Rebecca soltó un áspero suspiro.
—¿Y por fin se ha enterado?
—¿De qué?
—El incendio en los juzgados, y el fuego en la central eléctrica. Los dos provocados. Una pauta, ¿lo ve? Pell encontró algo que funcionaba. Y volvió a hacerlo.
Eso mismo había pensado Kathryn. Pero no intentó defenderse; se limitó a decir:
—Esta fuga no se parece a ninguna otra que hayamos visto.
—Sí, desde luego.
—Señora Sheffield, hay algo que…
—Espere. Primero quiero decirle una cosa.
—Adelante —respondió Dance, inquieta.
—Perdone, pero no tienen ustedes ni idea de a qué se están enfrentando. Tienen que hacer lo que le digo a la gente en mis seminarios. Son cursos sobre empoderamiento en el mundo de los negocios. Muchas mujeres creen que pueden juntarse con sus amigas a tomar una copa y poner verdes a los idiotas de sus jefes o a sus exmaridos, o a los novios que las tratan a patadas y que con eso basta para estar curadas. Pues las cosas no funcionan así. No puede una andar dando tumbos, no se puede improvisar sobre la marcha.
—Bueno, le agradezco…
—Primero se identifica el problema. Un ejemplo: no se siente usted cómoda saliendo con hombres. Segundo, se identifican los hechos que están en la raíz del problema. Una vez la violó un hombre con el que tenía una cita. Tercero, se estructura una solución. No se lanza una de cabeza a salir con hombres, ignorando sus miedos. Pero tampoco se hace una un ovillo y renuncia a los hombres para siempre. Hay que trazar un plan: se empieza lentamente, se queda con hombres para comer, en lugares públicos, y sólo se sale con los que no son físicamente arrolladores y no invaden tu espacio personal, que no beben, etcétera, etcétera. Se hace usted una idea. Luego, poco a poco, va expandiendo sus horizontes. Y pasados tres meses, seis, o un año, se ha resuelto el problema. Estructurar un plan y ceñirse a él. ¿Comprende lo que le digo?
—Sí, lo comprendo.
Dance pensó dos cosas: primero, que los seminarios de Rebecca Sheffield seguramente se llenaban hasta la bandera. Y segundo, que no le gustaría tener que frecuentar su compañía. Se preguntó si había acabado.
No.
—Muy bien, hoy tengo un seminario que no puedo cancelar, pero si mañana por la mañana aún no han detenido a Pell, me pasaré por allí. Puede que las cosas que recuerdo de hace ocho años les sirvan de ayuda. ¿O va contra las normas?

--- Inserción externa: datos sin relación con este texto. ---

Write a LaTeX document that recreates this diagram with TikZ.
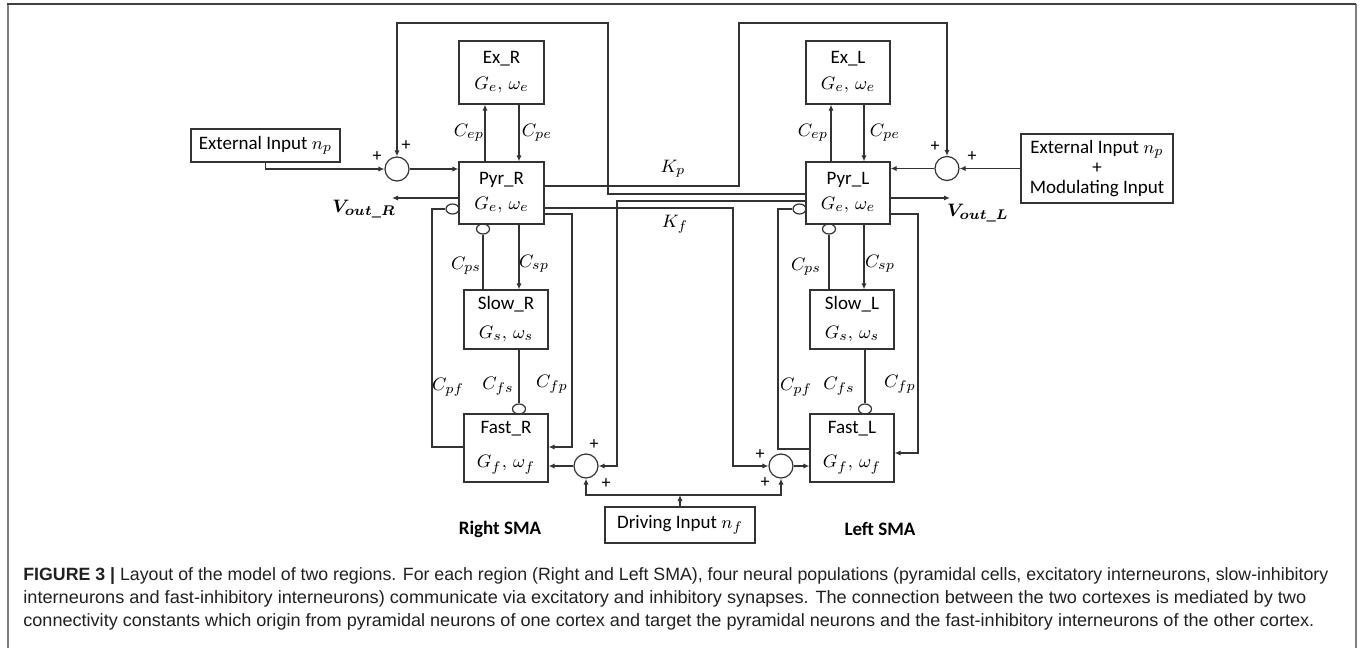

—No, en absoluto. Es buena idea.
—De acuerdo. Mire, tengo que colgar. ¿Qué iba a preguntarme?
—Nada importante. Confiemos en que se resuelvan las cosas antes, pero, si no, la llamaré para concretar los detalles del viaje.
—Me parece muy bien —contestó enérgicamente Sheffield, y colgó.